Ingredients

Serves 2

2 x 200g pieces of tuna fillet
1 small eggplant, green top removed, washed and diced 2cm cubed
1 teaspoon of tomato paste
½ small red onion peeled and finely minced
1 garlic clove, peeled and finely minced
1 stick of pale inner celery heart, finely sliced
2 teaspoons raisins, soaked in red wine vinegar
Pinch of white sugar
About 10 pitted black olives, roughly chopped
1 tsp small salted capers, rinsed in cold water
1 tsp pine nuts
Pinch of dried chilli
Small handful of picked flat leaf parsley, washed and roughly chopped
Extra virgin olive oil
Normal olive oil
Sea salt and freshly cracked pepper

Method

Drizzle a tablespoon of extra virgin olive oil into a pot large enough to hold all of the eggplant. Gently sauté the minced onion, and celery being careful not to brown it. Once soft add the tomato paste, raisins, sugar, olives, capers, pine nuts and chilli and continue to cook over a low heat for a further 5-8 minutes stirring from time to time.
 
In a separate pan heat a tablespoon of normal olive oil until hot and fry the diced eggplant in batches until golden. Once browned, remove and drain on kitchen paper.

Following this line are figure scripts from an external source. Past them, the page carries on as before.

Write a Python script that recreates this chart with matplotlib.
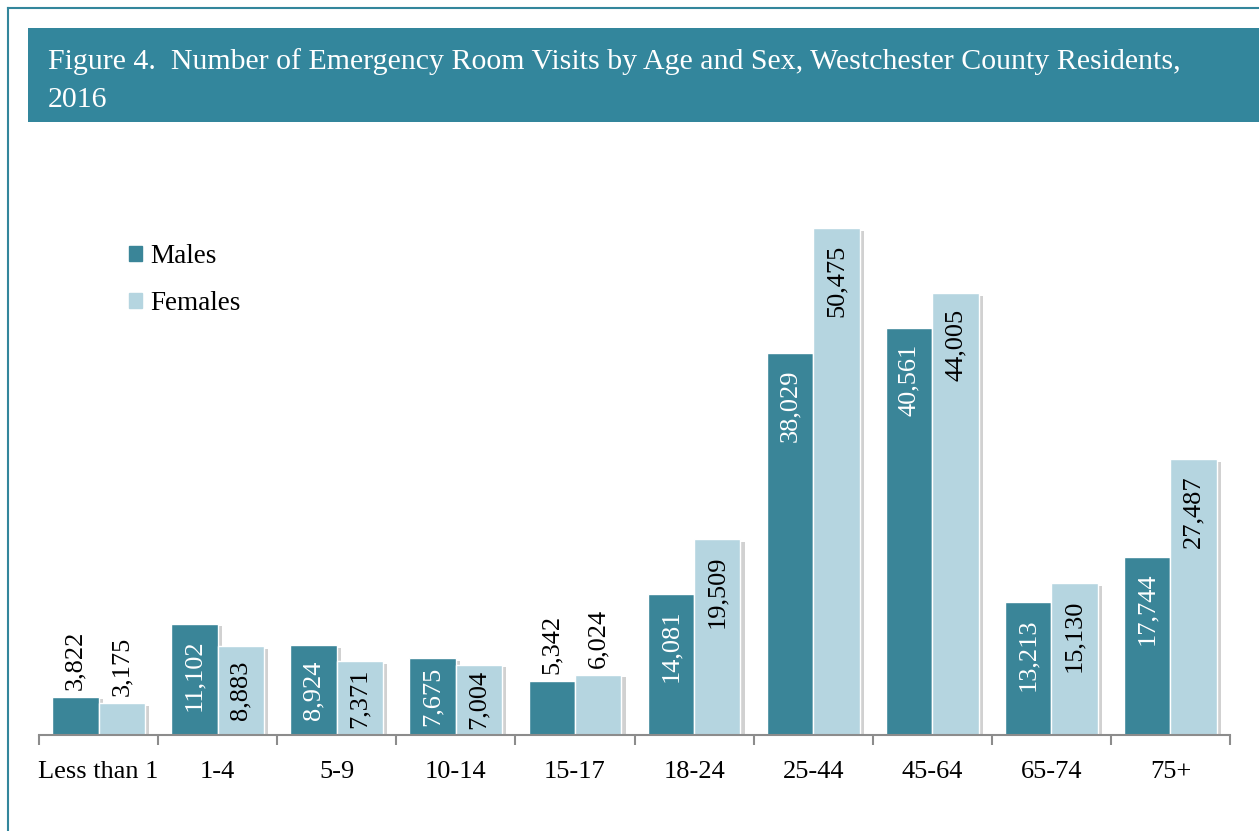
"""Emergency room visits by age and sex, Westchester County, 2016."""

import matplotlib.pyplot as plt
import matplotlib.patheffects as pe
import numpy as np
from matplotlib.lines import Line2D
from matplotlib.patches import Rectangle

AGE_GROUPS = ["Less than 1", "1-4", "5-9", "10-14", "15-17",
              "18-24", "25-44", "45-64", "65-74", "75+"]
MALES = [3822, 11102, 8924, 7675, 5342, 14081, 38029, 40561, 13213, 17744]
FEMALES = [3175, 8883, 7371, 7004, 6024, 19509, 50475, 44005, 15130, 27487]

TEAL = "#3a8598"
LIGHT = "#b5d5e0"
BANNER = "#33869c"
FONT = "Liberation Serif"
DPI = 100

plt.rcParams["font.family"] = FONT

fig = plt.figure(figsize=(12.59, 8.31), dpi=DPI)

# outer frame lines (left and top)
fig.add_artist(Line2D([8 / 1259, 8 / 1259], [0, 1 - 8 / 831], color=BANNER, lw=1.5))
fig.add_artist(Line2D([8 / 1259, 1], [1 - 8 / 831, 1 - 8 / 831], color=BANNER, lw=1.5))

# title banner
fig.add_artist(Rectangle((28 / 1259, 1 - 122 / 831), 1, 94 / 831,
                         transform=fig.transFigure, color=BANNER, lw=0))
fig.text(48 / 1259, 1 - 62 / 831,
         "Figure 4.  Number of Emergency Room Visits by Age and Sex, Westchester County Residents,",
         color="white", fontsize=21.5, va="center", ha="left")
fig.text(48 / 1259, 1 - 100 / 831, "2016", color="white", fontsize=21.5,
         va="center", ha="left")

ax = fig.add_axes([39 / 1259, 96 / 831, 1191 / 1259, 552 / 831])
x = np.arange(len(AGE_GROUPS))
w = 0.39
shadow = [pe.SimplePatchShadow(offset=(3, -2), shadow_rgbFace="#999999", alpha=0.45),
          pe.Normal()]

bm = ax.bar(x - w / 2, MALES, w, color=TEAL, edgecolor="white", linewidth=1)
bf = ax.bar(x + w / 2, FEMALES, w, color=LIGHT, edgecolor="white", linewidth=1)
for b in list(bm) + list(bf):
    b.set_path_effects(shadow)

ax.set_xlim(-0.5, len(AGE_GROUPS) - 0.5)
ax.set_ylim(0, 55000)

# value labels: inside near the top of tall bars, above short bars
inside = []
for bars, vals, inner in ((bm, MALES, "white"), (bf, FEMALES, "black")):
    for b, v in zip(bars, vals):
        cx = b.get_x() + b.get_width() / 2
        label = f"{v:,}"
        if v > 6500:
            t = ax.annotate(label, (cx, v), xytext=(0, -12), textcoords="offset points",
                            rotation=90, ha="center", va="top", fontsize=19, color=inner)
            inside.append((t, v))
        else:
            ax.annotate(label, (cx, v), xytext=(0, 5), textcoords="offset points",
                        rotation=90, ha="center", va="bottom", fontsize=19, color="black")

fig.canvas.draw()
renderer = fig.canvas.get_renderer()
for t, v in inside:
    text_px = t.get_window_extent(renderer).height
    bar_px = ax.transData.transform((0, v))[1] - ax.transData.transform((0, 0))[1]
    pad_px = min(16, max(3, (bar_px - text_px) / 2))
    t.set_position((0, -pad_px * 72 / DPI))

ax.set_yticks([])
ax.set_xticks(x)
ax.set_xticklabels(AGE_GROUPS, fontsize=19)
ax.set_xticks(np.arange(len(AGE_GROUPS) + 1) - 0.5, minor=True)
ax.tick_params(axis="x", which="major", length=0, pad=19)
ax.tick_params(axis="x", which="minor", length=7, width=1.5, color="#8c8c8c")
for side in ("top", "right", "left"):
    ax.spines[side].set_visible(False)
ax.spines["bottom"].set_color("#8c8c8c")
ax.spines["bottom"].set_linewidth(1.5)

handles = [Rectangle((0, 0), 1, 1, color=TEAL), Rectangle((0, 0), 1, 1, color=LIGHT)]
ax.legend(handles, ["Males", "Females"], loc="upper left",
          bbox_to_anchor=(0.055, 0.933), frameon=False, fontsize=19.5,
          handlelength=0.5, handleheight=0.5, handletextpad=0.3, labelspacing=0.8)

fig.savefig("out.png", dpi=DPI)
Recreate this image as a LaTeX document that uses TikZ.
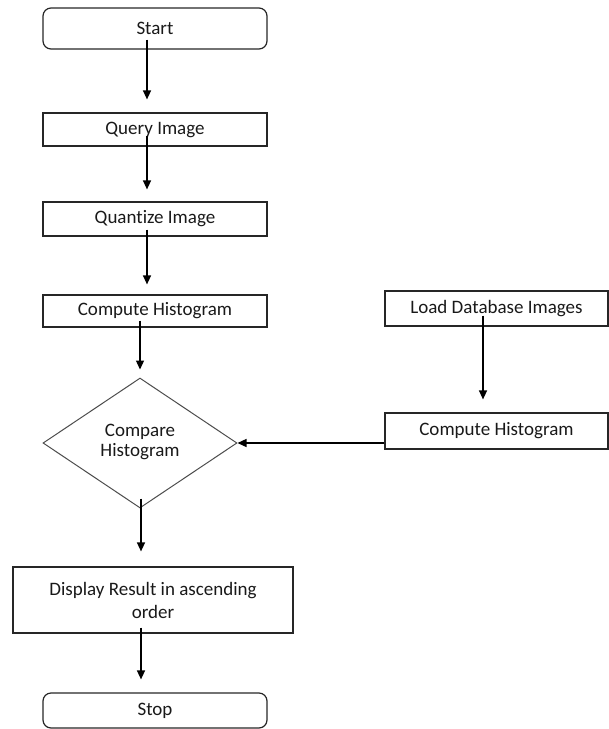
\documentclass[tikz,border=0pt]{standalone}
\usepackage{fontspec}
\setmainfont[Ligatures=NoCommon]{Carlito}
\usetikzlibrary{arrows.meta,shapes.geometric}
\begin{document}
\begin{tikzpicture}[x=1pt,y=-1pt,
  box/.style={draw=black!85, line width=1.2pt, inner sep=0pt, align=center,
    font=\fontsize{19}{23}\selectfont, text=black!90},
  rbox/.style={box, rounded corners=8pt},
  dia/.style={diamond, draw=black!70, line width=1pt, inner sep=0pt, align=center,
    font=\fontsize{19}{23}\selectfont, text=black!90,
    minimum width=194pt, minimum height=130pt, aspect=1.49},
  arr/.style={line width=1.3pt, draw=black, -{Triangle[length=9pt,width=8pt]}}
]
\useasboundingbox (0,0) rectangle (609,729);

\node[rbox, minimum width=224pt, minimum height=41pt] (start) at (155,28.5) {Start};
\node[box, minimum width=224pt, minimum height=33pt] (query) at (155,129.5) {Query Image};
\node[box, minimum width=224pt, minimum height=34pt] (quant) at (155,219) {Quantize Image};
\node[box, minimum width=224pt, minimum height=32pt] (comp) at (155,311) {Compute Histogram};
\node[box, minimum width=223pt, minimum height=35pt] (load) at (496.5,308.5) {Load Database Images};
\node[box, minimum width=223pt, minimum height=36pt] (rcomp) at (496.5,431) {Compute Histogram};
\node[dia] (diam) at (140,443) {\raisebox{5pt}{\shortstack{Compare\\[1pt]Histogram}}};
\node[box, minimum width=280pt, minimum height=66pt] (disp) at (153,600) {Display Result in ascending\\order};
\node[rbox, minimum width=224pt, minimum height=35pt] (stop) at (155,710.5) {Stop};

\draw[arr] ([xshift=-8pt,yshift=10pt]start.south) -- ([xshift=-8pt,yshift=13pt]query.north);
\draw[arr] ([xshift=-8pt,yshift=11pt]query.south) -- ([xshift=-8pt,yshift=12pt]quant.north);
\draw[arr] ([xshift=-8pt,yshift=7pt]quant.south) -- ([xshift=-8pt,yshift=10pt]comp.north);
\draw[arr] ([xshift=-15pt,yshift=7pt]comp.south) -- ([yshift=8pt]diam.north);
\draw[arr] ([xshift=-13.5pt,yshift=11pt]load.south) -- ([xshift=-13.5pt,yshift=13pt]rcomp.north);
\draw[arr] (rcomp.west |- diam.east) -- (diam.east);
\draw[arr] ([xshift=1pt,yshift=10pt]diam.south) -- ([xshift=-12pt,yshift=15pt]disp.north);
\draw[arr] ([xshift=-12pt,yshift=6pt]disp.south) -- ([xshift=-14pt,yshift=13pt]stop.north);
\end{tikzpicture}
\end{document}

Once all of the eggplant is browned fold it into the mixture in the pan, remove from the heat and season to taste.
 
Bring a grill plate or BBQ to a high heat. Season the tuna generously with sea salt and freshly cracked pepper. Drizzle a small amount of olive oil over the fish and grill for a minute each side. Remove from the heat and allow to rest for a moment.
 
Arrange the eggplant caponata between the plates, slice the tuna in half diagonally and arrange on top of the caponata.
 
Serve immediately with a drizzle of extra virgin olive oil.